Keinginan untuk melaksanakan keyakinan universal yang datang dari siswa atau kita sebut motivasi internal tersebut dapat diwujudkan dengan Restitusi. Restistusi adalah upaya mendisiplinkan siswa tapi dengan cara siswa sendiri yang menyelesaikan masalahnya dan membuat mereka bertindak sesuai dengan keinginan ideal yang didasarkan pada keyakinan kelas. Hal tersebut tentu akan berjalan dengan semestinya ketika guru menempatkan diri sesuai dengan posisi kontrol yang tepat. Posisi kontrol guru yang terbaik adalah posisi seorang manajer. Di dalam posisi ini, sikap guru ketika melihat siswa melakukan kesalahan tidak langsung menghukum atau menasehati, tapi diawali dengan sikap memahami tindakan siswa bahwa ketika siswa bersalah itu biasa karena memang setiap manusia pasti pernah bersalah (Menstabilkan Identias). Selanjutnya guru juga mencoba memahami alasan atau kebutuhan dasar apa yang ingin dipenuhi siswa dengan perilakunya tersebut (Validasi Tindakan yang salah).

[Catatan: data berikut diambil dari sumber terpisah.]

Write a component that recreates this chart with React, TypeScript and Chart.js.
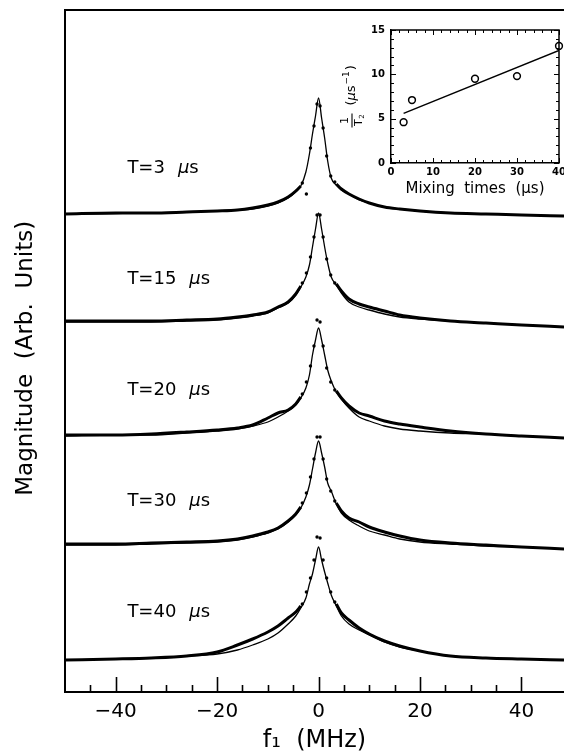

Selanjutnya, siswa diingatkan tentang keyakinan kelas dan dipancing dengan pertanyaan tentang bagaimana seharusnya sikap mereka menurut keyakinan kelas dan jawabannya datang dari siswa sendiri. Kemudian baru ditanyakan solusi terbaik menurut siswa tersebut yang berdasarkan keyakinan tadi (menanyakan Keyakinan). Saat melakukan restitusi seorang manajer, tentu tidak bersikap emosional, tidak juga merasa bahwa dia yang benar dan siswa harus mengikuti aturan saya.
Jika siswa bersalah sebenarnya gampang saja menyuruh mereka meminta maaf kemudian menjalankan hukuman yang kita berikan, siswa pun menuruti kemauan guru. Dengan seperti itu seolah masalah selesai. Akan tetapi, sesuai dengan filosofi pendidikan Ki Hajar Dewantara bahwa pendidikan adalah tempat menyemai benih kebudayaan. Kebudayaan dibentuk dari kebiasaan dan menjadi karakter. Diharapkan dampaknya lama, jangka panjang. Pendidikan sejatinya mampu menumbuhkan manusia-manusia terbaik yang berpegang pada nilai-nilai keyakinan yang memiliki kemerdekaan jiwa, bukan hanya membentuk generasi yang patuh karena tekanan dan aturan tapi jika menghendaki siswa patuh pun karena mereka mematuhi keyakinan dan nilai-nilai yang mereka pegang sendiri bukan aturan yang guru atau sekolah paksakan.
Oleh karena itu, restitusi adalah sebuah upaya untuk membuat siswa mampu mengevaluasi diri mereka sendiri agar menjadi manusia yang baik sesuai dengan nilai-nilai kebajikan universal dan sebuah upaya agar setiap kesalahan yang dilakukannya menjadi bahan pembelajaran agar dirinya menjadi lebih baik, menjadi lebih kuat karakternya dan penghargaan pada diri mereka sendiri pun menjadi bertambah.
Dengan penjelasan di atas, diharapkan budaya positif di sekolah dapat terwujud dan sekolah sebagai tempat menyemai benih kebudayaan atau pembentukan karakter bukan hanya sebagai mimpi indah yang hanya menjadi cerita indah dalam buku-buku teks pelajaran.